Abstract

Amygdaloidal basalt, as a heterogeneous rock, is widely exposed at Baihetan hydropower station, China. The geometric effect of amygdales needs further studies and quantifying the shape, orientation, and statistical distribution of amygdales plays an important role in the laboratory and numerical experiments. Therefore, digital image processing (DIP) was first utilized to build a heterogeneous model (HM) to calibrate against the laboratory test results. Then, the heterogeneous models (HMs) with prescribed geometric features were generated by the inverse Monte-Carlo (IMC) algorithm. The uniaxial compression experiments based on HMs were conducted to study the mechanism of the crack initiation and propagation in the amygdaloidal basalt. The tensile fractures were mainly occurred in the matrix, and the shear fractures were mainly occurred in the amygdales. With the increase in the elliptic coefficient of amygdales, the uniaxial compressive strength (UCS) showed a linear growth trend. With the increase in the orientation of amygdales, the UCS exhibited a “V-shaped” distribution characteristic. This paper provides a numerical method for studying the mechanical properties of rocks with flaws.

1. Introduction

Natural rocks and rock-like materials with preexisting flaws and cracks may exhibit unique damage evolution characteristics, and they may reduce the mechanical properties and strength of rocks [1, 2]. The crack initiation and growth of rocks and rock-like materials during uniaxial compression are significantly influenced by preexisting flaws, cracks, and soft inclusions. Investigating the damage evolution process of various rock samples is beneficial to implement better designs of underground geomechanical engineering [3–5]. More importantly, quantifying the statistical characteristics of preexisting flaws and cracks plays important role in the laboratory and numerical experiments, and they have been considered to investigate the influence on damage evolution vital discrete fracture network (DFN) and grain-based model (GBM). The related studies exhibited that tensile cracks caused by local stress concentration around preexisting flaws and cracks affected significantly the deformation characteristics and led to the brittle failure of rock material [6, 7].

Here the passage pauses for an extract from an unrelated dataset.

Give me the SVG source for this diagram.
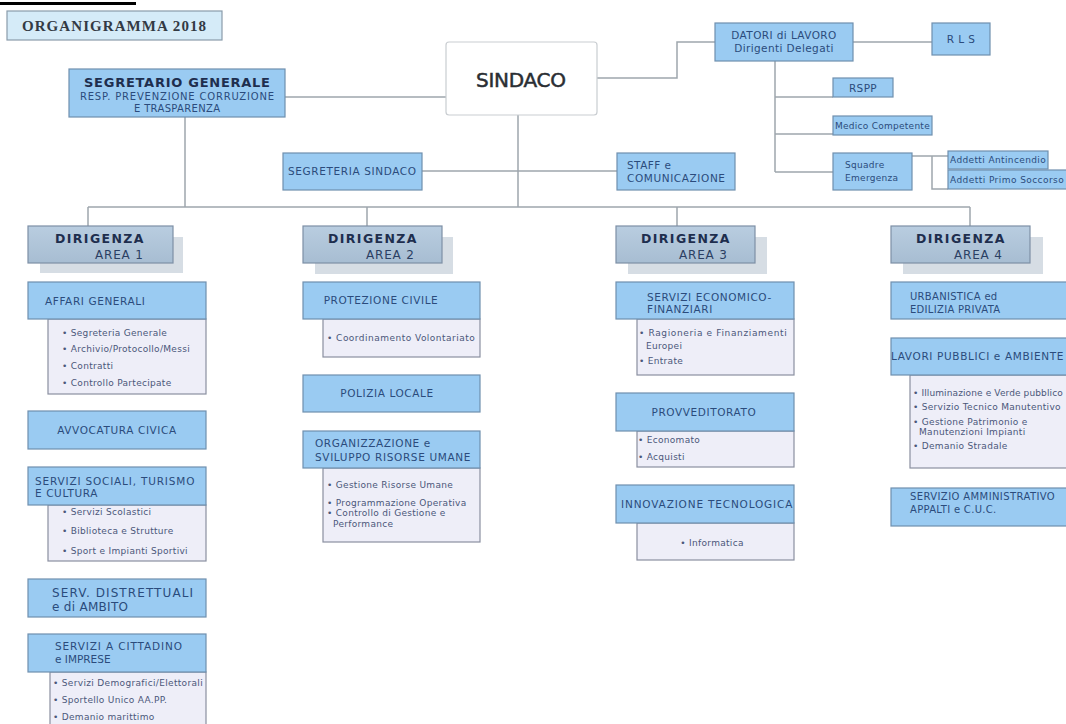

The numerical methods based on continuum mechanics cannot truly characterize the preexisting cracks and flaws in heterogeneous rocks and simulate the crack behavior during the fracture process [8, 9]. In addition, the traditional numerical methods based on noncontinuum mechanics cannot effectively capture the continuous-discontinuous trans-scale fracture process in rock masses [10]. The combined finite-discrete element method (FDEM) [11], as an advanced numerical method, can simulate the physical phenomena during the fracture process. Mahabadi [12] investigated the effect of mesostructure on the fracturing and mechanical behavior in rock materials based on the FDEM code, Y2D. Cai [13] conducted the Brazilian splitting experiments by ELFEN software and investigated the influence of the friction coefficient of structures on the crack initiation and growth of rock specimens. Zhang et al. [14, 15] deeply studied the fracture characteristics and failure evolution process of amygdaloidal basalt under different confining stresses based on the continuous-discontinuous model. However, the effect of the microgeometric characteristics of amygdales on the crack behaviors during the failure process of amygdaloidal basalt needs to be explored deeply.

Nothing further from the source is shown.